Spot every line with the word "this" and return it.

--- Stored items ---
##############################

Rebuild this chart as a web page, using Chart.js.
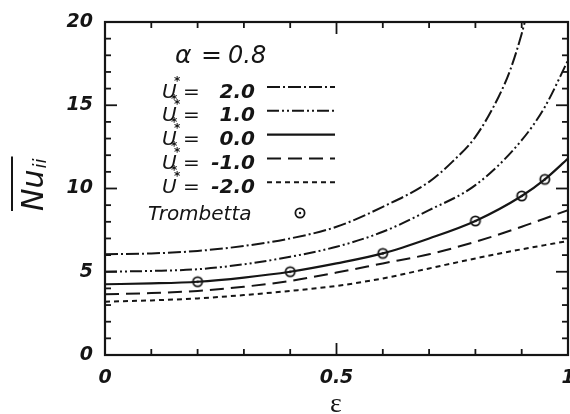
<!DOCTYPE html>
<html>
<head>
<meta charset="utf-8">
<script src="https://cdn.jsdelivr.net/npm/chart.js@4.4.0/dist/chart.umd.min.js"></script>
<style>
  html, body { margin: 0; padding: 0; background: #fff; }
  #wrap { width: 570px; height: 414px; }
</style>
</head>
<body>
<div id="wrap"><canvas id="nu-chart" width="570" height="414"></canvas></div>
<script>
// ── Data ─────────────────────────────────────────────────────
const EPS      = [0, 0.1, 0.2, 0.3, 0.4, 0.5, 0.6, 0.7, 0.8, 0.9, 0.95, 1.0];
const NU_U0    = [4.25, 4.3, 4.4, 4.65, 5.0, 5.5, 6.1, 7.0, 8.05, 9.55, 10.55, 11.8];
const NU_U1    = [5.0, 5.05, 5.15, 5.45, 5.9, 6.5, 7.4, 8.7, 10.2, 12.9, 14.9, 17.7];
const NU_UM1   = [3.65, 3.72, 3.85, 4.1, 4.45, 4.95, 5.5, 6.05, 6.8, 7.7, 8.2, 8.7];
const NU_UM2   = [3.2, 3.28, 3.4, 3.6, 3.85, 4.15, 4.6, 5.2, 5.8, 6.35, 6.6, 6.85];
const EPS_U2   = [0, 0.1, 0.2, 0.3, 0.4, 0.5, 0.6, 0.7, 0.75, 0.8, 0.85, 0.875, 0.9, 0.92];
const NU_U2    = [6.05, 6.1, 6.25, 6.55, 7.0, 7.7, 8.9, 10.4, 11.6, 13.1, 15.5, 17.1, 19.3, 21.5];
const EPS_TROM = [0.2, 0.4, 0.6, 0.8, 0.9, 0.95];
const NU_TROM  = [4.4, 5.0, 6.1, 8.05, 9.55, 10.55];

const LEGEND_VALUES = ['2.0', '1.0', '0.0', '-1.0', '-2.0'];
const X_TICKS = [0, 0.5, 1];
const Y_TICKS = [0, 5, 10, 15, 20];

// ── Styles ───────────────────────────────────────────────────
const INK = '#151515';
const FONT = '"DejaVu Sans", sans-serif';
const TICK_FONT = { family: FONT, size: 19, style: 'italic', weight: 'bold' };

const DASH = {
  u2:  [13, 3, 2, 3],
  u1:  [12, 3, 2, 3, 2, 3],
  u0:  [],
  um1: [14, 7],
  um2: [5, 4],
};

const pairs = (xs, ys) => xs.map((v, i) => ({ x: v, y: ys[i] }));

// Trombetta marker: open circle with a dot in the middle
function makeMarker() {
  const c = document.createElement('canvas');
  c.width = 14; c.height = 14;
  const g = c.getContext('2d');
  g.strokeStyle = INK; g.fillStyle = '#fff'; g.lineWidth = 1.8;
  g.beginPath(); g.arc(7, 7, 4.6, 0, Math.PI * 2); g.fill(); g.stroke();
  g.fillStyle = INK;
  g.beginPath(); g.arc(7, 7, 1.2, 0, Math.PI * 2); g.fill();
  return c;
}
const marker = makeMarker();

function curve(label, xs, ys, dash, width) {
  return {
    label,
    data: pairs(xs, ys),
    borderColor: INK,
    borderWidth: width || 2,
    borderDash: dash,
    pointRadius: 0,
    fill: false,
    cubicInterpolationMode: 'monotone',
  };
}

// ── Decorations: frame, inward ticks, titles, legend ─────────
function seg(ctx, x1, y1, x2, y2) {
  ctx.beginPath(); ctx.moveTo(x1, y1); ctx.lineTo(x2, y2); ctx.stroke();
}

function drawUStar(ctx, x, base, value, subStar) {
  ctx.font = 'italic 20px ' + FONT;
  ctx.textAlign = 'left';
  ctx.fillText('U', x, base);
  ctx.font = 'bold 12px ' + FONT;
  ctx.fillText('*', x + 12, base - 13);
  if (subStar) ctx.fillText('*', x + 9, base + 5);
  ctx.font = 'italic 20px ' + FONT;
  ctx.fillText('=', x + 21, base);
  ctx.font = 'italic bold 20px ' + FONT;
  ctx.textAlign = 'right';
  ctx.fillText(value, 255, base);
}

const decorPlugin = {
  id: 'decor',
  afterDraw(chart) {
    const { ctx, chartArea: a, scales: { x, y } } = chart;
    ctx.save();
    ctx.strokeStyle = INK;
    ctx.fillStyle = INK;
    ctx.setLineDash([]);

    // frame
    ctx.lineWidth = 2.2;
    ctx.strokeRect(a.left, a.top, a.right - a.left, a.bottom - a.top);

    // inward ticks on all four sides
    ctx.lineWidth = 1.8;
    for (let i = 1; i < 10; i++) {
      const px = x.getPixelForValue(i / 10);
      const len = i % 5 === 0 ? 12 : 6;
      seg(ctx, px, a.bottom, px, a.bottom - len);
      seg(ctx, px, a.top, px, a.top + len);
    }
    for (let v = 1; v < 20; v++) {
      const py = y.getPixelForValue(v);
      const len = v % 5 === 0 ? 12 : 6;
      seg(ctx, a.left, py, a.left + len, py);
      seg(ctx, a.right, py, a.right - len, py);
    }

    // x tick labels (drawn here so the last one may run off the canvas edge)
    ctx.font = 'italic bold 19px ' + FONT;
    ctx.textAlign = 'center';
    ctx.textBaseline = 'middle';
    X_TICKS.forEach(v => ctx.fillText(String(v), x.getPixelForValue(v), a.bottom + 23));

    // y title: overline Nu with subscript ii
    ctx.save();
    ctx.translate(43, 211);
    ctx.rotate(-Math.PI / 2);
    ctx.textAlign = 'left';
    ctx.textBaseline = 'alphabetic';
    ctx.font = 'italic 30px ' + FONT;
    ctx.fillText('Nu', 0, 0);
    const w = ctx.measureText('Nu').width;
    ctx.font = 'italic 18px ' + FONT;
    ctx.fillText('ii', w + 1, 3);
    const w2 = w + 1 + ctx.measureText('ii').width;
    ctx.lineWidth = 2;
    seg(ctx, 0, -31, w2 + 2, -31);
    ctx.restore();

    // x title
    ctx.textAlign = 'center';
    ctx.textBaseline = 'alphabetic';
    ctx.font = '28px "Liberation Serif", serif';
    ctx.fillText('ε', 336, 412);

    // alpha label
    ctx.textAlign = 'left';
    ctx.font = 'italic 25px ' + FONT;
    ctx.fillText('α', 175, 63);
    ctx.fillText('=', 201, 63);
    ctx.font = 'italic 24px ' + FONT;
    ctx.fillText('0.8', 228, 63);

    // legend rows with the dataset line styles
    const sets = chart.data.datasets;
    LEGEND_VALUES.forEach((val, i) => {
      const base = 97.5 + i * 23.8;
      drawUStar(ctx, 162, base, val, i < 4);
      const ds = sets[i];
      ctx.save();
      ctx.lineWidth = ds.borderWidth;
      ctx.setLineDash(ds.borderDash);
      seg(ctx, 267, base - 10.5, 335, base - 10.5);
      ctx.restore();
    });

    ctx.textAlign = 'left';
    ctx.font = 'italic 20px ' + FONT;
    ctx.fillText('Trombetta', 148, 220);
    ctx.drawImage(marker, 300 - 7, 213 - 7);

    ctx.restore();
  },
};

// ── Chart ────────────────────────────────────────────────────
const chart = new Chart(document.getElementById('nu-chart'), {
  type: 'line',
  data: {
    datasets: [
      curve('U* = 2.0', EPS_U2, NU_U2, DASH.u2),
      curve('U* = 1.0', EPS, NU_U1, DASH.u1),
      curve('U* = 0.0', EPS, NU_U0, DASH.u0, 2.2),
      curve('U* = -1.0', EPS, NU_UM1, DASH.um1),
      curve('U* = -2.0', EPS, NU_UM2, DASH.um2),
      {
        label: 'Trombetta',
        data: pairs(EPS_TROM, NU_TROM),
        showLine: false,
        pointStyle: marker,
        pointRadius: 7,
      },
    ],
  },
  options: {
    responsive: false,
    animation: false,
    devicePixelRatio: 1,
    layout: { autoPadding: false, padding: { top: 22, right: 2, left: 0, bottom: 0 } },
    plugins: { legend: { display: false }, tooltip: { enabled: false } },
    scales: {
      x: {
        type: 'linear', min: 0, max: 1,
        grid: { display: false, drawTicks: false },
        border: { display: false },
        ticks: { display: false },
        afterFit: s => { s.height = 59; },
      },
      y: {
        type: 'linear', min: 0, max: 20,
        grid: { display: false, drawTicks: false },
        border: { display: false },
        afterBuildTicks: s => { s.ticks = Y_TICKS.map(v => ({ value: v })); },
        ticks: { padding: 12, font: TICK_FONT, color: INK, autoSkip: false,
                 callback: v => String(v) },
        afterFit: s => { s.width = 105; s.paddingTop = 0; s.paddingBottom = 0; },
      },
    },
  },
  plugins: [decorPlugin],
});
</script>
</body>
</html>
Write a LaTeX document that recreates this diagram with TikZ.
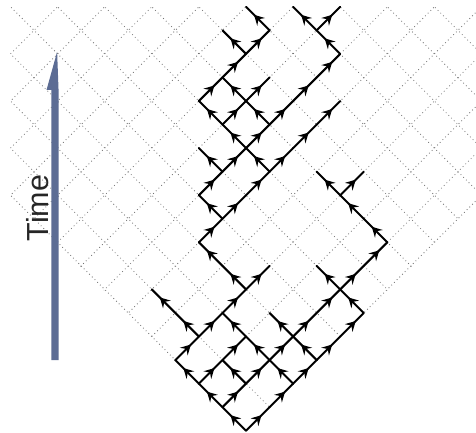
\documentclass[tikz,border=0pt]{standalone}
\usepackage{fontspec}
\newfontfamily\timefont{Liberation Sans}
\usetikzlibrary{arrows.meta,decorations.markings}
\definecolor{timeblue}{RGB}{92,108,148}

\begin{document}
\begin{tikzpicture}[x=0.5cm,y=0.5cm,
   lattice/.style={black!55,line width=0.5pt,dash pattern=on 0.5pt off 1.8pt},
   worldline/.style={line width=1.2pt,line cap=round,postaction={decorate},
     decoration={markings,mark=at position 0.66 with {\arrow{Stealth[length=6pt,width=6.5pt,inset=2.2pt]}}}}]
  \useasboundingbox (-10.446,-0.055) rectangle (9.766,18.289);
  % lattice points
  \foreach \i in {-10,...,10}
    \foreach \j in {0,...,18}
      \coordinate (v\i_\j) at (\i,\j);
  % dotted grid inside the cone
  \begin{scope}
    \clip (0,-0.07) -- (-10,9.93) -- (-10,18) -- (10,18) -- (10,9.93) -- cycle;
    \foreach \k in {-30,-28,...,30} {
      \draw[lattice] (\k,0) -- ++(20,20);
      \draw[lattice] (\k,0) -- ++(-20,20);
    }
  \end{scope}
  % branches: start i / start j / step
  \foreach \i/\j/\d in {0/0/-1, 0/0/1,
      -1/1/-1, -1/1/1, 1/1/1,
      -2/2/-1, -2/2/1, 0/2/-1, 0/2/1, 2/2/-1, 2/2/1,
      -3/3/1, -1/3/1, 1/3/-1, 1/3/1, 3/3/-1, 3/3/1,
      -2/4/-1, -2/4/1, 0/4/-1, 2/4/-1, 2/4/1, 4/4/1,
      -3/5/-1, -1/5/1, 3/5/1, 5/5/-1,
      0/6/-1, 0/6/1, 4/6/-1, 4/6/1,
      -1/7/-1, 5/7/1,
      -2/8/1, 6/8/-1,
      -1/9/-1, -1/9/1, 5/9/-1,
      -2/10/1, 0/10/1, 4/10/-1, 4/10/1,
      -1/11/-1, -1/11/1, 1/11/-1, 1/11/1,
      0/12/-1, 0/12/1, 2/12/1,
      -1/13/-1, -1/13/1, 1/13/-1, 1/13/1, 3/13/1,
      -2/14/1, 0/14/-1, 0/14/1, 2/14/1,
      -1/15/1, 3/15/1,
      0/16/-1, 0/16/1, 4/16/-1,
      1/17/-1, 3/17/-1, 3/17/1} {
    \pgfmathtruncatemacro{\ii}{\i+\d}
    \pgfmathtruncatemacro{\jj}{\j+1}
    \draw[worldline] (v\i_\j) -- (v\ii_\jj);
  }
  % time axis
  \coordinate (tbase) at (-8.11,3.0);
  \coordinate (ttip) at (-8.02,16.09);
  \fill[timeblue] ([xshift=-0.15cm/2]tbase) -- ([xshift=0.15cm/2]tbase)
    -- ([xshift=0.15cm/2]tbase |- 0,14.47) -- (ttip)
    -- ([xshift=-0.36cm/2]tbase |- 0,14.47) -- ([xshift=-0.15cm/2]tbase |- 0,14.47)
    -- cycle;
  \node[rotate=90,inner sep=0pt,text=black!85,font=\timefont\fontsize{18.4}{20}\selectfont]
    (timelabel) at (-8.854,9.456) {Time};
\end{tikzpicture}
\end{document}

##############################

--- The solution ---
Rebuild this chart as a web page, using Chart.js.
Write a LaTeX document that recreates this diagram with TikZ.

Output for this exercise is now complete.